Quarterly operating margin, excluding gain on sale of facility, improves to 8.0%
MINNEAPOLIS, Minn., Feb. 26, 2008—Tennant Company (NYSE: TNC), a world leader in designing, manufacturing and marketing solutions that help create a cleaner, safer world, today reported that quarterly net earnings increased to $12.6 million, or $0.66 per diluted share, on record net sales of $182.6 million for its fourth quarter ended December 31, 2007. Late in 2007, the company disclosed that it completed the sale of its Maple Grove, Minnesota, facility during the fourth quarter for a $6.0 million pretax gain, or $0.19 per diluted share. Fourth quarter earnings were reduced by $0.8 million pretax, or $0.03 per diluted share, due to a previously disclosed workforce restructuring program tied to Tennant’s operational excellence initiative. Tennant reported net earnings in the comparable 2006 period of $8.3 million, or $0.43 per diluted share, on net sales of $166.9 million.

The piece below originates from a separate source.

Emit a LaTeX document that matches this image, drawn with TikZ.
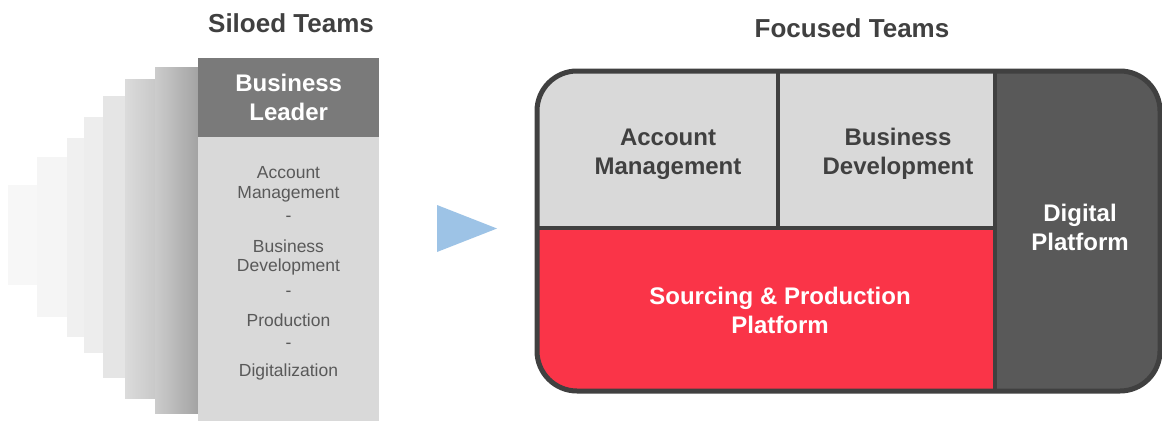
\documentclass[tikz,border=0pt]{standalone}
\usepackage{fontspec}
\setmainfont{Liberation Sans}
\definecolor{titlegray}{HTML}{404040}
\definecolor{headgray}{HTML}{7A7A7A}
\definecolor{cardgray}{HTML}{D9D9D9}
\definecolor{cardtext}{HTML}{595959}
\definecolor{framegray}{HTML}{404040}
\definecolor{darkpanel}{HTML}{595959}
\definecolor{redpanel}{HTML}{FA3448}
\definecolor{arrowblue}{HTML}{9DC3E6}
\tikzset{
  title/.style={font=\fontsize{26}{30}\selectfont\bfseries, text=titlegray},
  cellhead/.style={font=\fontsize{24}{29}\selectfont\bfseries, align=center},
  role/.style={font=\fontsize{17.5}{21}\selectfont, text=cardtext, inner sep=0},
  layer/.style={draw=none},
}
\begin{document}
\begin{tikzpicture}[x=1pt,y=-1pt]
\useasboundingbox[fill=white] (0,0) rectangle (1162,421);

% titles
\node[title] (siloed) at (291,23) {Siloed Teams};
\node[title] (focused) at (852,28) {Focused Teams};

% stacked layers behind the leader card, lightest at the back
\fill[layer, fill=black!3] (8,185) rectangle (40,285);
\fill[layer, fill=black!4] (37,157) rectangle (70,317);
\fill[layer, fill=black!6] (67,138) rectangle (87,337);
\fill[layer, fill=black!7] (84,117) rectangle (106,353);
\fill[layer, fill=black!10] (103,96) rectangle (128,378);
\shade[layer, left color=black!14, right color=black!22] (125,79) rectangle (158,398);
\shade[layer, left color=black!20, right color=black!36] (155,67) rectangle (198,413);

% leader card
\fill[cardgray] (198,137) rectangle (379,421);
\node[fill=headgray, minimum width=181, minimum height=79, inner sep=0,
      anchor=north west, cellhead, text=white] (leader) at (198,58)
      {Business\\Leader};

% roles listed on the card
\node[role] (r1) at (288.5,173) {Account};
\node[role] (r2) at (288.5,194) {Management};
\node[role] (s1) at (288.5,219) {-};
\node[role] (r3) at (288.5,246) {Business};
\node[role] (r4) at (288.5,267) {Development};
\node[role] (s2) at (288.5,294) {-};
\node[role] (r5) at (288.5,320) {Production};
\node[role] (s3) at (288.5,346) {-};
\node[role] (r6) at (288.5,372) {Digitalization};

% arrow
\fill[arrowblue] (437,205) -- (497,228.5) -- (437,252) -- cycle;
\coordinate (arrowtip) at (497,228.5);

% focused teams panel
\begin{scope}
  \clip[rounded corners=40] (537,71) rectangle (1160,391);
  \fill[cardgray] (537,71) rectangle (995,228);
  \fill[redpanel] (537,228) rectangle (995,391);
  \fill[darkpanel] (995,71) rectangle (1160,391);
  \draw[framegray, line width=4] (537,228) -- (995,228);
  \draw[framegray, line width=4] (778,71) -- (778,228);
  \draw[framegray, line width=4] (995,71) -- (995,391);
\end{scope}
\draw[framegray, line width=5, rounded corners=40] (537,71) rectangle (1160,391);

\node[cellhead, text=titlegray] (acct) at (668,154) {Account\\Management};
\node[cellhead, text=titlegray] (bizdev) at (898,154) {Business\\Development};
\node[cellhead, text=white] (digital) at (1080,227) {Digital\\Platform};
\node[cellhead, text=white] (sourcing) at (780,310) {Sourcing \& Production\\Platform};
\end{tikzpicture}
\end{document}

For the full year ended December 31, 2007, Tennant reported net earnings of $39.9 million, or $2.08 per diluted share, within the company’s previously provided guidance range of $2.07 to $2.15 per diluted share, on record net sales of $664.2 million. In addition to the Maple Grove sale gain, full year earnings reflect a net tax benefit of $3.6 million, or $0.19 per diluted share, that was recognized in the third quarter (see supplemental financial table on page 5). Full year 2007 earnings were reduced by a workforce restructuring charge of $2.5 million pretax, or $0.09 per diluted share. In the comparable 2006 period, the company had net earnings of $29.8 million, or $1.57 per diluted share, on net sales of $599.0 million.
“We are pleased with our continued strong sales in the fourth quarter and the progress we made in further enhancing our efficiency. As in previous quarters, we sustained revenue growth across all of our geographies and all product lines,” said Tennant Company President and CEO Chris Killingstad. “Turning to the full year, we achieved another year of record revenues in 2007, fueled by exciting new product launches and expansion into new markets, such as China and Brazil. We also posted solid earnings gains for the full year, but we were at the low end of expectations in the fourth quarter due to conscious investments to accelerate the ech2o product launch, better than anticipated success filling new positions after our restructuring and a higher fourth quarter tax rate. Our improved operating margins were driven by our global sourcing initiative, as we doubled our sourcing from low-cost regions. We also completed our North American manufacturing footprint consolidation in 2007, as planned.”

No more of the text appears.